Le MPNT a sélectionné le Cabinet-conseil sans avis de manifestation d’intérêt préalable. Sur autorisation accordée par le Ministre chargé des Finances, il a restreint la sélection à la liste des Cabinets présélectionnés lors du recrutement du Conseiller à la privatisation de la Sotelma alors qu’une telle autorisation devait émaner de la Direction Générale des Marchés Publics et des Délégations de Service Public (DGMP-DSP). Encore, cette manière de procéder peut exclure de la compétition des candidats potentiels. De plus, le marché conclu n’a été ni enregistré au Secrétariat Général du Gouvernement ni numéroté par la DGMP-DSP.

Enfin, d’autres irrégularités ont entaché l’exécution du marché comme le fait que le MPNT ne s’est pas assuré des capacités du cabinet à exécuter le Marché.

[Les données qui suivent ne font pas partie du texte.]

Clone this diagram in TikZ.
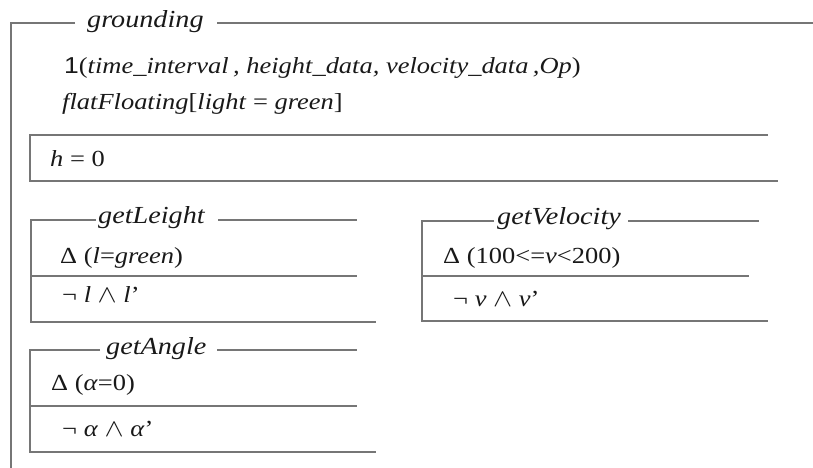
\documentclass[tikz,border=0pt]{standalone}
\usepackage{fontspec}
\setmainfont{Liberation Serif}
\newfontfamily\onefont{Liberation Sans}
\definecolor{rule}{RGB}{118,118,118}
\definecolor{ink}{RGB}{25,25,25}
\begin{document}
\begin{tikzpicture}[x=1pt,y=-1pt,
		frame/.style={draw=rule, line width=1.4pt},
		lbl/.style={anchor=base west, inner sep=0pt, text=ink, xscale=1.15, font=\fontsize{23}{27}\selectfont},
		ttl/.style={lbl, font=\fontsize{24.5}{28}\selectfont\itshape}]
				\useasboundingbox (0,0) rectangle (813,468);

				\coordinate (G1) at (11,23);
				\coordinate (G2) at (75,23);
				\coordinate (G3) at (217,23);
				\coordinate (G4) at (813,23);
				\coordinate (G5) at (11,468);

				\coordinate (H1) at (30,135);
				\coordinate (H2) at (768,135);
				\coordinate (H3) at (30,181);
				\coordinate (H4) at (778,181);

				\coordinate (L1) at (31,220);
				\coordinate (L2) at (96,220);
				\coordinate (L3) at (218,220);
				\coordinate (L4) at (357,220);
				\coordinate (L5) at (31,276);
				\coordinate (L6) at (357,276);
				\coordinate (L7) at (31,322);
				\coordinate (L8) at (376,322);

				\coordinate (V1) at (422,221);
				\coordinate (V2) at (494,221);
				\coordinate (V3) at (628,221);
				\coordinate (V4) at (759,221);
				\coordinate (V5) at (422,276);
				\coordinate (V6) at (749,276);
				\coordinate (V7) at (422,321);
				\coordinate (V8) at (768,321);

				\coordinate (A1) at (30,350);
				\coordinate (A2) at (100,350);
				\coordinate (A3) at (217,350);
				\coordinate (A4) at (357,350);
				\coordinate (A5) at (30,406);
				\coordinate (A6) at (357,406);
				\coordinate (A7) at (30,452);
				\coordinate (A8) at (376,452);

				\draw[frame] (G2) -- (G1) -- (G5);
				\draw[frame] (G3) -- (G4);

				\draw[frame] (H2) -- (H1) -- (H3) -- (H4);

				\draw[frame] (L2) -- (L1) -- (L7) -- (L8);
				\draw[frame] (L3) -- (L4);
				\draw[frame] (L5) -- (L6);

				\draw[frame] (V2) -- (V1) -- (V7) -- (V8);
				\draw[frame] (V3) -- (V4);
				\draw[frame] (V5) -- (V6);

				\draw[frame] (A2) -- (A1) -- (A7) -- (A8);
				\draw[frame] (A3) -- (A4);
				\draw[frame] (A5) -- (A6);

				\node[ttl] (grounding) at (87,27.5) {grounding};
				\node[lbl] (args) at (64,74) {{\onefont 1}(\textit{time\_interval\,, height\_data, velocity\_data\,,Op})};
				\node[lbl] (state) at (62,110) {\textit{flatFloating}[\textit{light} = \textit{green}]};
				\node[lbl] (hval) at (50,166) {\textit{h} = 0};

				\node[ttl] (getLeight) at (98,223) {getLeight};
				\node[lbl] (lpre) at (60,263) {Δ (\textit{l}=\textit{green})};
				\node[lbl] (lpost) at (62,302) {¬ \textit{l} $\wedge$ \textit{l}’};

				\node[ttl] (getVelocity) at (497,224) {getVelocity};
				\node[lbl] (vpre) at (443,263) {Δ (100<=\textit{v}<200)};
				\node[lbl] (vpost) at (453,306) {¬ \textit{v} $\wedge$ \textit{v}’};

				\node[ttl] (getAngle) at (106,354) {getAngle};
				\node[lbl] (apre) at (51,390) {Δ (\textit{α}=0)};
				\node[lbl] (apost) at (62,436) {¬ \textit{α} $\wedge$ \textit{α}’};
			\end{tikzpicture}
\end{document}
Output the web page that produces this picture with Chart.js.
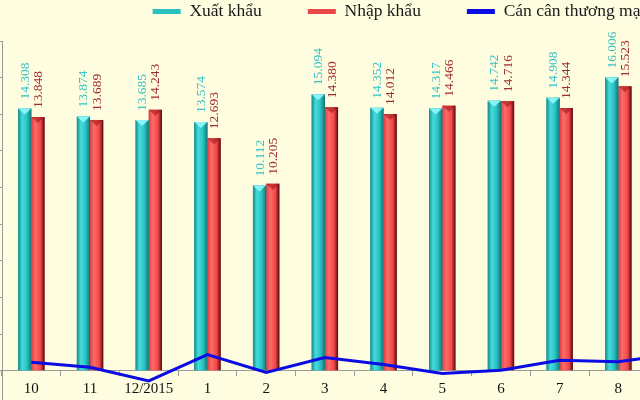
<!DOCTYPE html>
<html><head><meta charset="utf-8">
<script src="https://cdn.jsdelivr.net/npm/chart.js@4.4.0/dist/chart.umd.min.js"></script>
<style>
html,body{margin:0;padding:0;overflow:hidden;background:#FEFDDF;width:640px;height:400px;}
#wrap{position:absolute;left:0;top:0;width:798px;height:400px;}
</style></head><body>
<div id="wrap"><canvas id="c" width="798" height="400"></canvas></div>
<script>
const categories = ['10','11','12/2015','1','2','3','4','5','6','7','8','9'];
const exportValues = [14.308,13.874,13.685,13.574,10.112,15.094,14.352,14.317,14.742,14.908,16.006,15.5];
const importValues = [13.848,13.689,14.243,12.693,10.205,14.380,14.012,14.466,14.716,14.344,15.523,14.6];
const balanceValues = [0.46,0.185,-0.558,0.881,-0.093,0.714,0.34,-0.149,0.026,0.564,0.483,0.92];
const seriesNames = ['Xuất khẩu','Nhập khẩu','Cán cân thương mại'];
const exportLabels = ['14.308','13.874','13.685','13.574','10.112','15.094','14.352','14.317','14.742','14.908','16.006','15.500'];
const importLabels = ['13.848','13.689','14.243','12.693','10.205','14.380','14.012','14.466','14.716','14.344','15.523','14.600'];

const W = 798;
const PLOT_RIGHT = 706.4;

const barStyle = {
  0: {stops:[[0,'#178888'],[0.3,'#43dcdc'],[0.65,'#2cc3c3'],[0.9,'#1a8f8f'],[1,'#0f6464']], cap:'rgba(150,250,250,0.85)', label:'#36c3c9', texts: exportLabels},
  1: {stops:[[0,'#d94040'],[0.3,'#ff6a6a'],[0.7,'#f04848'],[0.86,'#a32323'],[1,'#4a0c0c']], cap:'rgba(150,20,20,0.55)', label:'#9e2a34', texts: importLabels}
};
const legendFills = ['#2bbfc0','#e84848','#0b0be3'];

const barPainter = {
  id: 'barPainter',
  afterDatasetDraw(chart, args) {
    const st = barStyle[args.index];
    if (!st) return;
    const ctx = chart.ctx;
    const area = chart.chartArea;
    ctx.save();
    ctx.beginPath();
    ctx.rect(area.left, 0, area.right - area.left, area.bottom);
    ctx.clip();
    args.meta.data.forEach((el, i) => {
      const p = el.getProps(['x','y','base','width'], true);
      const l = p.x - p.width / 2, r = p.x + p.width / 2;
      const g = ctx.createLinearGradient(l, 0, r, 0);
      st.stops.forEach(s => g.addColorStop(s[0], s[1]));
      ctx.fillStyle = g;
      ctx.fillRect(l, p.y, p.width, p.base - p.y);
      ctx.beginPath();
      ctx.moveTo(l, p.y); ctx.lineTo(r, p.y); ctx.lineTo(p.x, p.y + 6); ctx.closePath();
      ctx.fillStyle = st.cap; ctx.fill();
      ctx.save();
      ctx.translate(p.x + 0.5, p.y - 9);
      ctx.rotate(-Math.PI / 2);
      ctx.textAlign = 'left';
      ctx.textBaseline = 'middle';
      ctx.font = '13.5px "Liberation Serif"';
      ctx.fillStyle = st.label;
      ctx.fillText(st.texts[i], 0, 0);
      ctx.restore();
    });
    ctx.restore();
  }
};

new Chart(document.getElementById('c'), {
  data: {
    labels: categories,
    datasets: [
      {type:'bar', label: seriesNames[0], data: exportValues, backgroundColor:'#2bbfc0', order:1,
       categoryPercentage:0.45, barPercentage:1.0},
      {type:'bar', label: seriesNames[1], data: importValues, backgroundColor:'#f04a4a', order:1,
       categoryPercentage:0.45, barPercentage:1.0},
      {type:'line', label: seriesNames[2], data: balanceValues, borderColor:'#0b0be3', backgroundColor:'#0b0be3',
       borderWidth:3, pointRadius:0, tension:0, order:0}
    ]
  },
  options: {
    responsive:false, animation:false, devicePixelRatio:1,
    layout:{padding:{top:-43.25,left:0,right:0,bottom:0}},
    plugins:{
      tooltip:{enabled:false},
      legend:{
        display:true, position:'top', align:'center',
        labels:{
          boxWidth:28, boxHeight:5, padding:46, color:'#1a1a1a',
          font:{family:'Liberation Serif', size:17.5},
          sort:(a, b) => a.datasetIndex - b.datasetIndex,
          generateLabels(chart){
            const items = Chart.defaults.plugins.legend.labels.generateLabels(chart);
            items.forEach(it => { const f = legendFills[it.datasetIndex]; it.fillStyle = f; it.strokeStyle = f; it.lineWidth = 0; });
            return items;
          }
        }
      }
    },
    scales:{
      x:{
        type:'category', position:{y:0}, offset:true,
        grid:{display:true, drawOnChartArea:false, drawTicks:true, tickLength:5, color:'#9a9a9a', offset:true},
        border:{display:true, color:'#9a9a9a', width:1},
        ticks:{color:'#111', font:{family:'Liberation Serif', size:15}, padding:4, maxRotation:0, autoSkip:false}
      },
      xTop:{
        type:'category', position:'top', display:true,
        grid:{display:false}, border:{display:false}, ticks:{display:false},
        afterFit(s){ s.height = 10.75; }
      },
      y:{
        type:'linear', position:'left', min:-1.6, max:18,
        grid:{display:true, drawOnChartArea:false, drawTicks:true, tickLength:4, color:'#9a9a9a'},
        border:{display:true, color:'#9a9a9a', width:1},
        ticks:{display:false, stepSize:2},
        afterFit(s){ s.width = 2; }
      },
      yR:{
        type:'linear', position:'right', display:true,
        grid:{display:false}, border:{display:false}, ticks:{display:false},
        afterFit(s){ s.width = W - PLOT_RIGHT; }
      }
    }
  },
  plugins:[barPainter]
});
</script>
</body></html>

Car, il n’a pas exigé que le candidat sélectionné s’enregistre auprès des services fiscaux et parafiscaux et désigne un représentant au Mali. Il n’a aussi  pas exigé que le contrat de marché soit enregistré au service des Impôts, ce dont il est résulté que les droits d’enregistrement, de l’ordre de 4,33 millions de FCFA, n’aient pas été versés. Il ressort aussi que le MPNT a versé des honoraires indus au Cabinet-conseil, alors qu’il n’existe aucune pièce qui démontre que celui-ci a effectué une quelconque prestation.

Quant à la procédure d’appel d’offres annulée, elle était aussi entachée de manquements

Importants. Ainsi, d’une part, le MPNT n’a pas exigé que soit reversé au Trésor Public le produit de la vente des Dossiers d’Appel d’Offres (DAO) s’élevant à 52,48 millions de FCFA. D’autre part, il n’a pas imposé au titulaire du marché de constituer une garantie de bonne exécution telle que prévue non seulement par les textes relatifs aux marchés publics et délégations de service public mais aussi par le DAO. N’ayant pas à subir les conséquences d’une garantie financière, le groupement déclaré attributaire a pu faire perdurer le processus de paiement du prix de la licence sur plus d’une année. Cet écoulement du temps a eu de lourdes répercussions financières, car l’État a été privé de ressources substantielles légitimement attendues pour financer des actions de développement socio-économique.

A retenir que pour éviter toute cette anarchie, la mission de vérification du Bureau du Végal recommande à l’Etat d’appliquer strictement les textes nationaux et les instruments communautaires relatifs à l’entité compétente pour conduire la procédure de sélection des candidats à l’obtention des licences de téléphonie globale. Cette mission demande entre autres au Ministre en charge de la Poste et des nouvelles technologies de respecter les procédures de passation, d’exécution et de règlement des marchés publics et des délégations de service public, relatives à l’obligation de fournir une garantie de bonne exécution par l’attributaire du marché. Et aussi de respecter les procédures de passation, d’exécution et de règlement des marchés publics et des délégations de service public, en matière de passation de délégations de service public par entente directe.

Notons enfin que le Gouvernement du Mali a placé la réforme du secteur des télécommunications et l’amélioration de l’accès aux Technologies de l’Information et de la Communication au centre de sa politique de développement. Il s’agit d’un secteur susceptible de contribuer amplement au développement économique et social du pays et de renforcer sa compétitivité. À ce titre, la forte croissance observée de 2000 à 2010 dans la desserte téléphonique révèle le fort potentiel du secteur. De 110 000 en 2000, le nombre de lignes téléphoniques a dépassé les 6 millions à la fin 2010.

Cette croissance témoigne d’un accès de plus en plus massif des citoyens au service de la téléphonie. Elle permet également à l’État de réaliser des recettes substantielles et aux citoyens d’améliorer leur connectivité pour leur vie sociale et leurs activités économiques si une gestion saine et efficace est faite des différentes structures qui s’occupent du secteur comme l’AMRTP.